I’m taking this week to distill the highlights of some of the panels I attended or served on at last weekend’s Imaginarium Convention. It was a great event, full of excellent content and inspiration. Yesterday, I talked about “Pitching a Small Press Publisher.” Today, let’s look at writing speculative fiction for young adults. I was honored to sit on this panel with Violet Patterson, Kirk Dougal, Leah Pugh, and J.L. Mulvihill.
Young adult speculative fiction is one of the hottest literary trends right now, thanks to books like Harry Potter, The Hunger Games, Divergent and The Maze Runner.

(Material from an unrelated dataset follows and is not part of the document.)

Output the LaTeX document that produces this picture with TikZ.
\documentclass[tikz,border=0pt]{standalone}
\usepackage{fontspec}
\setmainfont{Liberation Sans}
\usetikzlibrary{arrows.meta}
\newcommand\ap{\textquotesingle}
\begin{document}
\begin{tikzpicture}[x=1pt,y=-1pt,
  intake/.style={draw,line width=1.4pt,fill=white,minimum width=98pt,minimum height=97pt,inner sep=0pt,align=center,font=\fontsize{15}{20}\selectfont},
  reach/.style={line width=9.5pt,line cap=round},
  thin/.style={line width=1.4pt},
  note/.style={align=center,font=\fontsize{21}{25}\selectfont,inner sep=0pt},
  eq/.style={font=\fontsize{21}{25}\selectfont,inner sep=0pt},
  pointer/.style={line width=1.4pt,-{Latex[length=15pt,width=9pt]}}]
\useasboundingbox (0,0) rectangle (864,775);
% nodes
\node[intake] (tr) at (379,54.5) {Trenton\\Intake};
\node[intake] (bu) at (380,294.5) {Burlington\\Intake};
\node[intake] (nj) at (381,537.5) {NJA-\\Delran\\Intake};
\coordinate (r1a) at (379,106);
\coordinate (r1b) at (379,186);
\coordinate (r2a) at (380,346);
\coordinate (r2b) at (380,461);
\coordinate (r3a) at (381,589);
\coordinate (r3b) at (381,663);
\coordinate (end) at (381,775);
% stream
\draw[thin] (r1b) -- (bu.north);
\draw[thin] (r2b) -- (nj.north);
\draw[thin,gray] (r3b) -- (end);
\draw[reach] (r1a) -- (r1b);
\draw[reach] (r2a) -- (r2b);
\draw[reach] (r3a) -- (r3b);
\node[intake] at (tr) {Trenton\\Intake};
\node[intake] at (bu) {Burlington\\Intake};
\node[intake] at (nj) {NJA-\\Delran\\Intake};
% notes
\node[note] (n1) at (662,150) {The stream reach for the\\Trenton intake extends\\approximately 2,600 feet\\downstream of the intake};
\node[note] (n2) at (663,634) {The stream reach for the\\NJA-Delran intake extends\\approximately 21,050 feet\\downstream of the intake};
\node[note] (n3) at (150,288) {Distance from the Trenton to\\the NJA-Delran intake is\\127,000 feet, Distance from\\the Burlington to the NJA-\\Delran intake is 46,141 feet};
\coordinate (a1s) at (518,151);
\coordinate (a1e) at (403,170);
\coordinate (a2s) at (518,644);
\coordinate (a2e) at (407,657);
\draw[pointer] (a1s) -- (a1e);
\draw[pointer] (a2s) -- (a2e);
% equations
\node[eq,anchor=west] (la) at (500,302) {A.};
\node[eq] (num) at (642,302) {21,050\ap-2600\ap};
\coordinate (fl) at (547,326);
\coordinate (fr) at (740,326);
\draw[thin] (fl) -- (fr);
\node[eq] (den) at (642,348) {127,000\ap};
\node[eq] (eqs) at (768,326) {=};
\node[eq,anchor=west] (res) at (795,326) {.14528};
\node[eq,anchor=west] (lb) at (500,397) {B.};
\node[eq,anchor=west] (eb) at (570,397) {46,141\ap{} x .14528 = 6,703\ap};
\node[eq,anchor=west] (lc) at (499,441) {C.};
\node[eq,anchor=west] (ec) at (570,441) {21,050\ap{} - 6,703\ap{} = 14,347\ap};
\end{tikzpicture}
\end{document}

We talked about the challenges of writing fantastic stories aimed at teens, and why it’s such a fun subgenre to write in.
The challenges of speculative YA
Across the board, nearly all the authors on the panel cited getting the dialogue right as the toughest part of writing young adult. Teens have a language all their own, and if you don’t get it right, it can ruin your novel.

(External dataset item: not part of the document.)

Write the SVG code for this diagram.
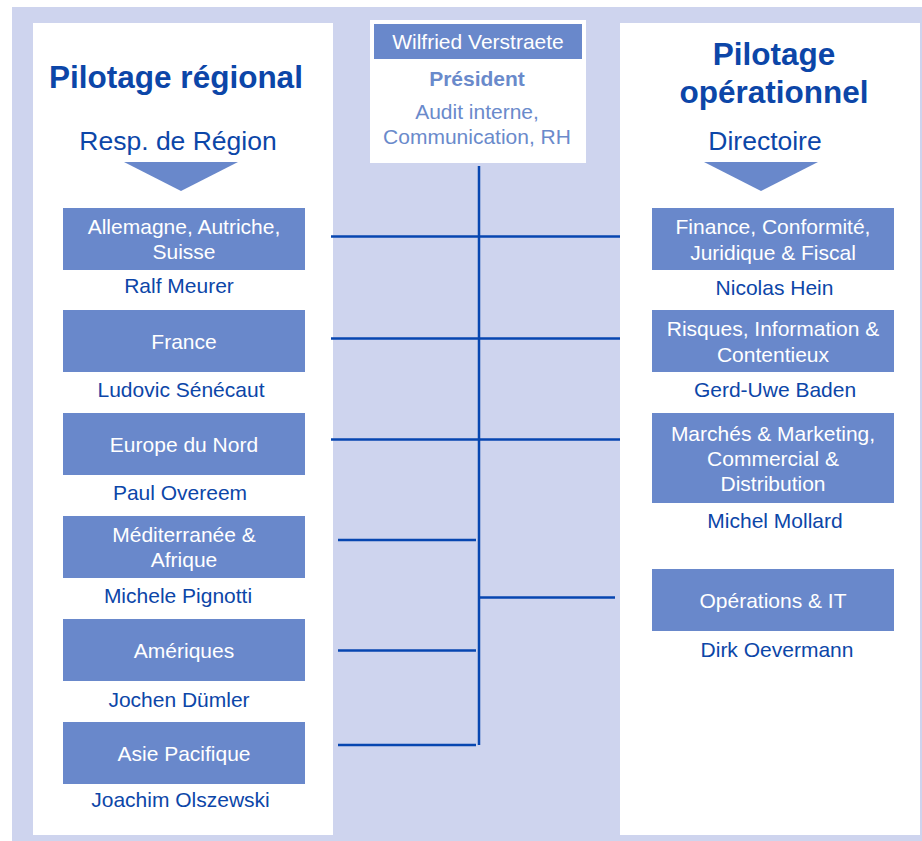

Most of the authors on the panel, with the exception of Leah, have teens or tweens at home. So a big part of addressing that challenge is spending lots of time really listening to teens, especially when they’re in a relaxed environment. Some of the authors also read their work to their teen kids, who are only too happy to tell them when “nobody would ever say it like that.”
JL Mulvilhill and Leah Pugh pointed out that we’ve all been teenagers. So it’s also a matter of connecting to your inner adolescent, and remembering what that experience was like.
The benefits of writing speculative YA
Another challenge of writing speculative fiction for a younger audience is balancing the inner journey of growth against the external plot. Your protagonist’s coming-of-age story is equally important to any external conflicts, so you have to give enough attention to that without slowing down the action too much. However, getting to show that extreme character growth and progression is also one of the rewards of writing YA. As one author said, aside from infancy, your teen years are when you experience the most changes in the shortest period. It’s an exciting time to write about.
Which leads to another rewarding element of writing YA; the opportunity to address some of the important issues teens are facing. Particularly in speculative fiction, you have the opportunity to work in some important social issues in a more subtle way. You have the opportunity to speak to teens in the midst of their struggles and encourage them that things do get better, and that they aren’t the only ones to experience those issues. That can provide a really compelling reason to write.
The books you read as a young person tend to stay with you throughout life. By setting these stories in imaginative worlds, authors have the opportunity to help not just entertain, but encourage teens at a critical point in their lives.
What were your favorite books as a teen? Do you read YA as an adult? What do you find most enjoyable about SciFi and fantasy stories with younger protagonists?